Bergman’s entertaining “anti-entertainments”

Bergman’s entertaining “anti-entertainments” August 14, 2007

Owen Gleiberman at Entertainment Weekly has a fun article up on the late Ingmar Bergman and what Gleiberman calls “the Four Stages of Watching Bergman” (“Youthful Befuddlement”, “Collegiate Awe”, “The Mary Wilkie Phase” and “Really Seeing Bergman”). He also takes special aim at that Jonathan Rosenbaum article:

But something else, too, conspired to make Bergman passé, and that was the rise of a new mystique in art film — a cult of austerity that persists to this day. In a staggeringly wrong-headed but quite revealing harangue that ran in The New York Times five days after Bergman’s death, the critic Jonathan Rosenbaum wrote, ”The hard fact is, Mr. Bergman isn’t being taught in film courses or debated by film buffs with the same intensity as Alfred Hitchcock, Orson Welles, or Jean-Luc Godard. His works are seen less often in retrospectives and on DVD than those of Carl Dreyer and Robert Bresson — two master filmmakers widely scorned as boring and pretentious during Mr. Bergman’s heyday…. The same qualities that made Mr. Bergman’s films go down more easily than theirs — his fluid storytelling and deftness in handling actresses, comparable to the skills of a Hollywood professional like George Cukor — also make them feel less important today, because they have fewer secrets to impart.”

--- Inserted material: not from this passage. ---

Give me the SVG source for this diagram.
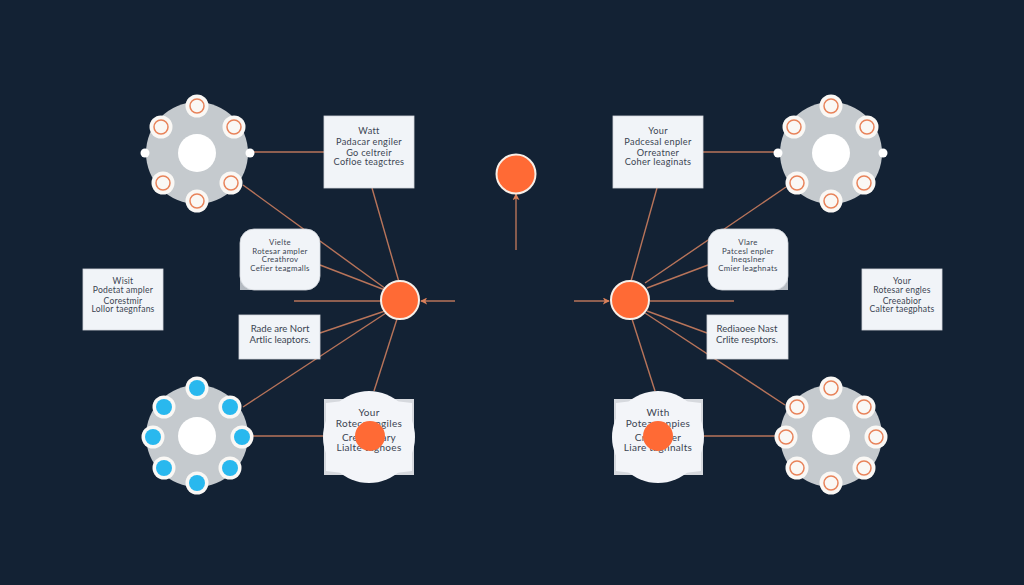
<svg xmlns="http://www.w3.org/2000/svg" width="1024" height="585" viewBox="0 0 1024 585">
<style>
.bg{fill:#132234}
.box{fill:#f1f4f8;stroke:#d4d8dd;stroke-width:.8}
.sq{fill:#d6d9de}
.blob{fill:#f3f5f9}
.rim{fill:#c5cace}
.hole{fill:#fff}
.pod{fill:#faf8f5}
.ring{fill:none;stroke:#e8835a;stroke-width:1.5}
.blue{fill:#29b8ee}
.hub{fill:#ff6a35;stroke:#f7efe8;stroke-width:2}
.dot{fill:#ff6a35}
.corner{fill:#b4bac1}
.wire{fill:none;stroke:#b8745a;stroke-width:1.4}
.arr{fill:none;stroke:#b8745a;stroke-width:1.4;marker-end:url(#head)}
text{font-family:"Lato","Open Sans","Liberation Sans",sans-serif;font-size:9.2px;letter-spacing:.3px;fill:#3b4452;text-anchor:middle}
.big{font-size:10px}
.mid{font-size:9.600px;letter-spacing:0}
.small{font-size:8.600px;letter-spacing:.2px}
.tiny{font-size:7.800px;letter-spacing:.3px}
</style>
<defs>
<marker id="head" viewBox="0 0 8 8" refX="7" refY="4" markerWidth="7" markerHeight="7" markerUnits="userSpaceOnUse" orient="auto"><path d="M0 0L8 4L0 8L2 4Z" fill="#d9805a"/></marker>
<g id="pod-ring"><circle r="11.500" class="pod"/><circle r="7" class="ring"/></g>
<g id="pod-blue"><circle r="11.500" class="pod"/><circle r="8" class="blue"/></g>
</defs>
<rect class="bg" width="1024" height="585"/>
<g id="connectors">
<path class="wire" d="M250 152H324"/>
<path class="wire" d="M372 188L399 282"/>
<path class="wire" d="M243 185L386 289"/>
<path class="wire" d="M320 265L385 290"/>
<path class="wire" d="M294 301H381"/>
<path class="arr" d="M455 301H421"/>
<path class="wire" d="M320 333L385 311"/>
<path class="wire" d="M243 407L386 313"/>
<path class="wire" d="M397 319L374 391"/>
<path class="wire" d="M253 436H324"/>
<path class="wire" d="M703 152H775"/>
<path class="wire" d="M657 188L631 281"/>
<path class="wire" d="M786 187L645 283"/>
<path class="wire" d="M708 265L647 288"/>
<path class="wire" d="M650 301H734"/>
<path class="arr" d="M574 301H609"/>
<path class="wire" d="M707 333L647 311"/>
<path class="wire" d="M785 405L645 313"/>
<path class="wire" d="M632 319L655 391"/>
<path class="wire" d="M703 436H775"/>
<path class="arr" d="M516 250V194"/>
</g>
<g id="wheel-tl"><circle cx="197" cy="153" r="51" class="rim"/><circle cx="197" cy="153" r="19" class="hole"/><circle cx="145" cy="153" r="4.500" class="hole"/><circle cx="250" cy="153" r="4.500" class="hole"/>
<use href="#pod-ring" x="197" y="106"/><use href="#pod-ring" x="161" y="127"/><use href="#pod-ring" x="234" y="127"/><use href="#pod-ring" x="163" y="183"/><use href="#pod-ring" x="231" y="183"/><use href="#pod-ring" x="197" y="201"/></g>
<g id="wheel-tr"><circle cx="831" cy="153" r="51" class="rim"/><circle cx="831" cy="153" r="19" class="hole"/><circle cx="778" cy="153" r="4.500" class="hole"/><circle cx="883" cy="153" r="4.500" class="hole"/>
<use href="#pod-ring" x="831" y="106"/><use href="#pod-ring" x="794" y="127"/><use href="#pod-ring" x="867" y="127"/><use href="#pod-ring" x="797" y="183"/><use href="#pod-ring" x="864" y="183"/><use href="#pod-ring" x="831" y="201"/></g>
<g id="wheel-bl"><circle cx="197" cy="436" r="51" class="rim"/><circle cx="197" cy="436" r="19" class="hole"/>
<use href="#pod-blue" x="197" y="388"/><use href="#pod-blue" x="164" y="407"/><use href="#pod-blue" x="230" y="407"/><use href="#pod-blue" x="153" y="437"/><use href="#pod-blue" x="242" y="437"/><use href="#pod-blue" x="164" y="468"/><use href="#pod-blue" x="230" y="468"/><use href="#pod-blue" x="197" y="483"/></g>
<g id="wheel-br"><circle cx="831" cy="436" r="51" class="rim"/><circle cx="831" cy="436" r="19" class="hole"/>
<use href="#pod-ring" x="831" y="388"/><use href="#pod-ring" x="797" y="407"/><use href="#pod-ring" x="864" y="407"/><use href="#pod-ring" x="786" y="437"/><use href="#pod-ring" x="876" y="437"/><use href="#pod-ring" x="797" y="468"/><use href="#pod-ring" x="864" y="468"/><use href="#pod-ring" x="831" y="483"/></g>
<g id="box-tl"><rect x="324" y="116" width="90" height="72" class="box"/><text x="369" y="134">Watt</text><text x="369" y="144.500">Padacar engiler</text><text x="369" y="155.500">Go celtreir</text><text x="369" y="165">Cofloe teagctres</text></g>
<g id="box-tr"><rect x="613" y="116" width="90" height="72" class="box"/><text x="658" y="134">Your</text><text x="658" y="144.500">Padcesal enpler</text><text x="658" y="155.500">Orreatner</text><text x="658" y="165">Coher leaginats</text></g>
<g id="box-ml"><rect x="83" y="269" width="80" height="61" class="box"/><text class="small" x="123" y="284">Wisit</text><text class="small" x="123" y="293">Podetat ampler</text><text class="small" x="123" y="303.500">Corestmir</text><text class="small" x="123" y="312">Lollor taegnfans</text></g>
<g id="box-mr"><rect x="862" y="269" width="80" height="61" class="box"/><text class="small" x="902" y="284">Your</text><text class="small" x="902" y="293">Rotesar engles</text><text class="small" x="902" y="303.500">Creeabior</text><text class="small" x="902" y="312">Calter taegphats</text></g>
<g id="round-l"><path class="corner" d="M240 270V290H262Z"/><rect x="240" y="229" width="80" height="61" rx="14" class="box"/><text class="tiny" x="280" y="245">Vielte</text><text class="tiny" x="280" y="253.500">Rotesar ampler</text><text class="tiny" x="280" y="262">Creathrov</text><text class="tiny" x="280" y="270.500">Cefier teagmalls</text></g>
<g id="round-r"><path class="corner" d="M788 270V290H766Z"/><rect x="708" y="229" width="80" height="61" rx="14" class="box"/><text class="tiny" x="748" y="245">Vlare</text><text class="tiny" x="748" y="253.500">Patcesl enpler</text><text class="tiny" x="748" y="262">Ineqslner</text><text class="tiny" x="748" y="270.500">Cmier leaghnats</text></g>
<g id="box-cl"><rect x="239" y="315" width="81" height="44" class="box"/><text x="280" y="332" class="mid">Rade are Nort</text><text x="280" y="342.500" class="mid">Artlic leaptors.</text></g>
<g id="box-cr"><rect x="707" y="315" width="81" height="44" class="box"/><text x="747" y="332" class="mid">Rediaoee Nast</text><text x="747" y="342.500" class="mid">Crlite resptors.</text></g>
<g id="blob-l"><rect x="324" y="399" width="90" height="76" class="sq"/><circle cx="369" cy="437" r="46" class="blob"/><path class="blob" d="M326 403Q369 396 412 403V471Q369 478 326 471Z"/><text x="369" y="416" class="big">Your</text><text x="369" y="427" class="big">Rotecs angiles</text><text x="369" y="441" class="big">Createlbary</text><text x="369" y="451" class="big">Lialte taghoes</text><circle cx="370" cy="436" r="15" class="dot"/></g>
<g id="blob-r"><rect x="614" y="399" width="89" height="76" class="sq"/><circle cx="658" cy="437" r="46" class="blob"/><path class="blob" d="M616 403Q658 396 701 403V471Q658 478 616 471Z"/><text x="658" y="416" class="big">With</text><text x="658" y="427" class="big">Poteas enpies</text><text x="658" y="441" class="big">Createner</text><text x="658" y="451" class="big">Liare taghnalts</text><circle cx="658" cy="436" r="15" class="dot"/></g>
<g id="hub-l"><circle cx="400" cy="300" r="19" class="hub"/></g>
<g id="hub-r"><circle cx="630" cy="300" r="19" class="hub"/></g>
<g id="hub-top"><circle cx="516" cy="174" r="19.500" class="hub"/></g>
</svg>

I’m not sure where Rosenbaum is getting his statistics. From everything I’ve Googled and read, Bergman’s films are more popular now, on DVD and in college classes, than those of Bresson, Dreyer, or Godard. (Hitchcock is another story, but then — he’s Hitchcock.) I also don’t know how anyone could think that a movie like Persona, with its naked acting and mind-warp structure, or Scenes From a Marriage, which so captures the music of relationships that I could it watch forever, is lacking in eternal secrets. What’s truly notable about Rosenbaum’s dismissal, however, is the battle line he’s really drawing: between Bergman the middlebrow, an art filmmaker who actually deigned to tell his stories fluidly (how vulgar!), and Rosenbaum’s heroes, such as the arid, oblique Bresson, with his dessicated zombie acting and general lack of forward motion.

Specious as it is, this argument represents what has become a vanguard attitude in the way that foreign films are now routinely celebrated — not for their expression, but for their benumbed lack of expression. You see it in the canonization of directors like Hou Hsiao-hsien and Abbas Kiarostami, the spiritual heirs to Bresson: filmmakers who fetishize their refusal to dramatize, who create art that is meandering and oblique, at times to the point of madness. For a while there in the ’50s, ’60s, and early ’70s, Ingmar Bergman’s films held sway as a ”classy” cultural phenomenon, but through all the symbols, the feverish close-ups, the otherworldly chess games, the torment and the tenderness, what you always felt was his deep desire to connect. That’s what made his art, and art film itself, matter.

And so the battle of the brows — high vs. middle — continues!